JNWine.com, like the Sunday Times, boasts its own wine club, with cases, priced at £85 (€135) or £130 (€170) going out bi-monthly. JN Wine Club

“The Sunday Times bring them up to a certain level and then they maybe get one of our club cases and that’s it. We’re not after just another fruity, clean, reasonably well made wine – we’re trying to get a bit more interest into what we’re selling, attempting to over deliver all the time. To try and convert is probably a job that only a supermarket can do – it’s too big a job for us – but we’re very happy when they convert them.

“We’re always benchmarking against what others are selling and when it gets to the point where we’re offering no point of difference then it’s a time to just close the door and go home.

“It’s funny though, if I put 20 bottles along this table and I brought in 20 novice people who drink an occasional glass of wine, I guarantee you they will pick out the top three wines. They will enjoy the roundness, the flavour.”

The purpose-built Nicholson store in Crossgar looks more like an art gallery than a wine shop – each wine sitting proudly on tall, airy shelves, like they’re part of someone’s personal collection.

“This is our 34th year and within that time you don’t have one business that goes 34 years, you have a business that gets reinvented and I think that’s always the challenge – to reinvent what you’re doing. That doesn’t mean reinventing the whole thing but I guess we have reinvented about five or six times until about three or four years ago when we reinvented to this level where we said we needed a proper shop and the infrastructure so we could administer everything from one base. We built this premises and we built the warehouse in Dublin five years ago and then we bought a business in Cork.”

Whilst not wanting to become a “massive company”, Jim admits that they wanted to be up to a scale where the business could comfortably import everything and work directly with small growers.

“Up to about 15 years ago we were an agency business and then I started spending time looking at it more.

“When I did you found people who you knew where they were, what they were doing, you knew the authenticity, the provenance. To us now, provenance is very important whether we’re dealing in South Africa or Argentina or we’re in Chile – we want to know the vineyards, where something comes from and we want to know where it’s bottled. I spend more time now going out at vintage time so I’m there seeing a lot of wineries as it’s happening.”

It’s a unique selling point for Nicholson – staff can talk at length about most of their wines given that someone will have been at the vineyard at some point. Our interview took place on the back of Jim’s latest trip to South Africa, where he saw some problems that may not have surfaced until it was too late.

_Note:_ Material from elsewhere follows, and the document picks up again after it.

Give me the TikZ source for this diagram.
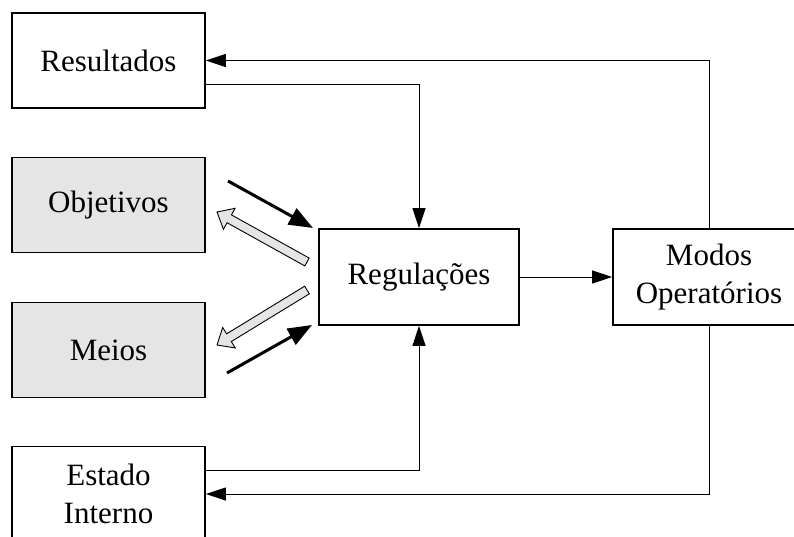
\documentclass[tikz,border=0pt]{standalone}
\usepackage{fontspec}
\setmainfont{Liberation Serif}
\usetikzlibrary{arrows.meta,calc}
\begin{document}
\begin{tikzpicture}[x=1pt,y=-1pt,
  box/.style={draw=black, line width=1.8pt, inner sep=0pt, align=center,
    minimum width=193pt, minimum height=95pt,
    font=\fontsize{31}{38}\selectfont},
  shaded/.style={box, fill=gray!20},
  conn/.style={draw=black, line width=1pt, -{Triangle[length=20pt,width=13pt]}},
  bold/.style={draw=black, line width=3pt, -{Triangle[length=24pt,width=18pt]}},
  hollow/.style={draw=black, line width=0.9pt, fill=gray!20, line join=miter}]
\useasboundingbox (0,0) rectangle (794,537);
\clip (0,0) rectangle (794,537);

% boxes
\node[box]    (res)   at (108.5,60.5) {Resultados};
\node[shaded] (obj)   at (108.5,205)  {Objetivos};
\node[shaded] (meios) at (108.5,350)  {Meios};
\node[box]    (est)   at (108.5,494)  {Estado\\Interno};
\node[box, minimum width=200pt, minimum height=96pt] (reg) at (419,277) {Regulações};
\node[box, minimum width=192pt, minimum height=96pt] (modos) at (709,277) {Modos\\Operatórios};

% feedback connectors
\draw[conn] (modos.north) |- (res.east);
\draw[conn] ([yshift=-24.5pt]res.east) -| (reg.north);
\draw[conn] (reg.east) -- (modos.west);
\draw[conn] ([yshift=24pt]est.east) -| (reg.south);
\draw[conn] (modos.south) |- (est.east);

% exchanges between Regulações and Objetivos / Meios
\coordinate (objin) at (228,181);
\coordinate (regobj) at (313,228);
\coordinate (meiosin) at (227,373);
\coordinate (regmeios) at (312,325);
\draw[bold] (objin) -- (regobj);
\draw[bold] (meiosin) -- (regmeios);

% wide outlined arrows: #1 tail, #2 tip
\newcommand\widearrow[2]{%
  \coordinate (wa-base) at ($(#2)!14pt!(#1)$);
  \draw[hollow]
    ($(#1)!4.5pt!90:(#2)$) -- ($(wa-base)!4.5pt!90:(#2)$)
    -- ($(wa-base)!12pt!90:(#2)$) -- (#2)
    -- ($(wa-base)!12pt!-90:(#2)$) -- ($(wa-base)!4.5pt!-90:(#2)$)
    -- ($(#1)!4.5pt!-90:(#2)$) -- cycle;}
\coordinate (regout1) at (307,262);
\coordinate (objout) at (217,212);
\coordinate (regout2) at (307,290);
\coordinate (meiosout) at (217,345);
\widearrow{regout1}{objout}
\widearrow{regout2}{meiosout}
\end{tikzpicture}
\end{document}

“I was there watching Pinot Noir coming in to the sorting table, watching what they were doing. Wineries can tell us anything – ‘we sort this and we’ve no problems with viruses’ – but when you go and visit it can sometimes be a different matter. I saw a vineyard and I could see the leaves looked like it was autumn and it was clear they had some sort of viral problem. I tasted their wines and they weren’t good, so I think that visiting and travelling and seeing is absolutely vital.”

Back in Europe, English wine is one to keep an eye on with big name champagne houses buying up land in the south of the country, but for Nicholson, the finished product is still too expensive.

“We used to list some Nyetimber [English sparkling wine], but it’s now selling at the price of champagne. The UK should give the guys a break and drop the duty by half. If you’re really going to give the English guys a leg up, give them a break on duty or give them some kind of marketing break. There’s some decent wines, but are they decent enough to interest me in selling them at £12 to £14 and Nyetimber at £24 a bottle? It’s just too expensive.”

But closer to home, does he think there will be a day when we see wine being produced on a large scale in Ireland?

“There’s a small producer in Cork. I wouldn’t be surprised but I think a lot of the soils in the south of England are suited to sparkling wines – they’ve got the chalky soils that work very well, a lot of our land is too fertile. We may get the climate eventually, which is very important, but the land is the problem.”